13、一揆絡みの家騒動【加賀藩領寛文7年検地反対一揆】

「加賀藩領寛文7年反対一揆」浦野一揆ともいう。1667年(寛文7年)加賀藩重臣長連頼の普代家臣浦野孫右衛門らは起こした検地藩に賛同した十村(大庄屋)らが藩庁に越訴した。その罪で、久江村園田道閑ら首謀者三名が磔刑、獄門、一名獄死、二名国外追放など多くの犠牲者を出した。

これは、検地の施行の是非を回り、長家の家臣浦野孫右衛門一党が主家長家にたいして反逆したお家騒動と、それに一味した道閑らが藩庁に直訴する代表的越訴型一揆の二面性を持っている特異な事件であった。

しかしこれを機に長家領に許されていた地方知行制が廃止され、やがて改作法もこの地に実施されて加賀藩政が確立した。

 

*長 連頼(ちょう つらより)は、江戸時代初期の武士加賀藩家老長連龍の次男。長氏23代当主。兄に長好連。室は香集院(不破光政娘)。子に長元連。 慶長9年(1604年)、前田氏の家臣・長連龍の次男として誕生する。
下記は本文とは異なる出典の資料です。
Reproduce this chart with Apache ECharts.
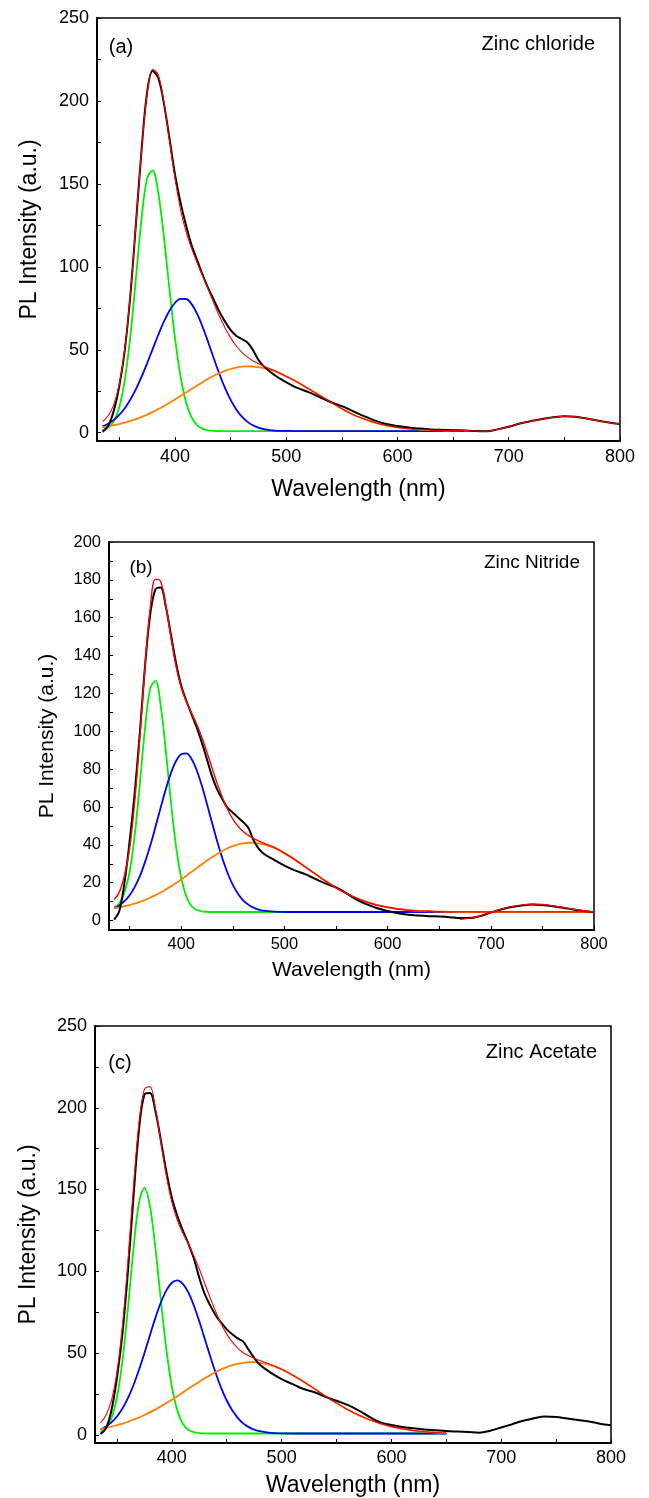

元和5年(1619)に父が死去し、すでに兄も死去していたため、家督と能登鹿島半郡ほか加賀国能登国内、3万3千石を継ぐ。鹿島半郡は、織田信長から父の連龍が受領した地で、前田氏の家臣となってからも、本来なら他の家臣が分散して知行地を持っているのとは別格に、金沢のほかにも知行地の鹿島郡田鶴浜にも本拠を持っており、藩主もこれに手をつけることができなかった。そんな中、在地の家臣の浦野孫右衛門信里と金沢の家臣の加藤采女の対立があり、浦野が新田開発をし、それを私有しているという噂が流れた。

そこで寛文5年(1665)2月に新田の検地を実施しようとしたが、これを加藤采女派の策謀と思った浦野派は、同年3月27日、検地反対の旨の書面「検地御詫」を連頼の子息の元連を仲介して提出した。

しかし、9月には検地が一部行われ、浦野は元連と連携して、十村頭園田道閑ら有力農民を扇動して検地の阻止に出て、検地をすることができなくなった。これを重く見た連頼は、単独での処理はできないと判断し、寛文7年(1667)2月15日、本多政長横山忠次前田対馬奥村因幡今枝民部ら藩の重臣を通じて、浦野派の罪状を書いた覚書を加賀藩に提出した。

藩主・前田綱紀は、鹿島半郡を直接統治する機会と考え、介入し浦野孫右衛門、兵庫父子ら一派を逮捕。このことを江戸幕府保科正之(綱紀の舅)に相談し、寛文7年(1667年)に浦野父子ら一派の首謀者は切腹、切腹した者の男子は幼児であっても死刑に処された。協力した有力農民も一味徒党として捕らえられ、園田は磔、3人の子は斬首刑となるなど、軒並み死刑となった。

事件は長家の家中取り締まり不行き届となり罪は子の元連にもおよび、剃髪のうえ蟄居となり、その子の千松(のちの長尚連)が後継者となるが、検地の場合は藩の命令に従うこと、諸役人の任免は藩の承認を得ることなどの条件がつけられた。この事件を浦野事件(浦野騒動)という。

 

*「園田道灌」江戸時代の義民。加賀藩長家領鹿島半郡の十村頭の大庄屋の代表。長連頼の普代家臣が起こした検地反対一揆に賛同し藩庁に出訴した罪で、磔刑、息子三人は打ち首となった。  その後検地反対の農民の犠牲になった道灌に村民の思慕が集まり「おいたわしや、とこやちの道灌様は、七十五村の身代わりに」臼籾歌に歌う労働化に成ったほどの、祠が奉られている。

 

※加賀藩の重臣の長氏は能登国3万3千石の領主の普代家臣浦野孫右衛門の起こした「検地反対」運動を展開した。主君を裏切ってまで検地反対をしたかについては、年貢の負担増に村民の暮らしを守るために賛同者を募り説明したのだろう。

浦野孫右衛門の検地反対に賛同した十村頭の大庄屋園田道灌が百姓代表として越訴を加賀藩に訴え出て、表面化、長家の中で二派に分かれた「浦野騒動」お家騒動に浦野孫右衛門一派に園田庄屋の思いが一致し「検地反対一揆」が発生したと思われる。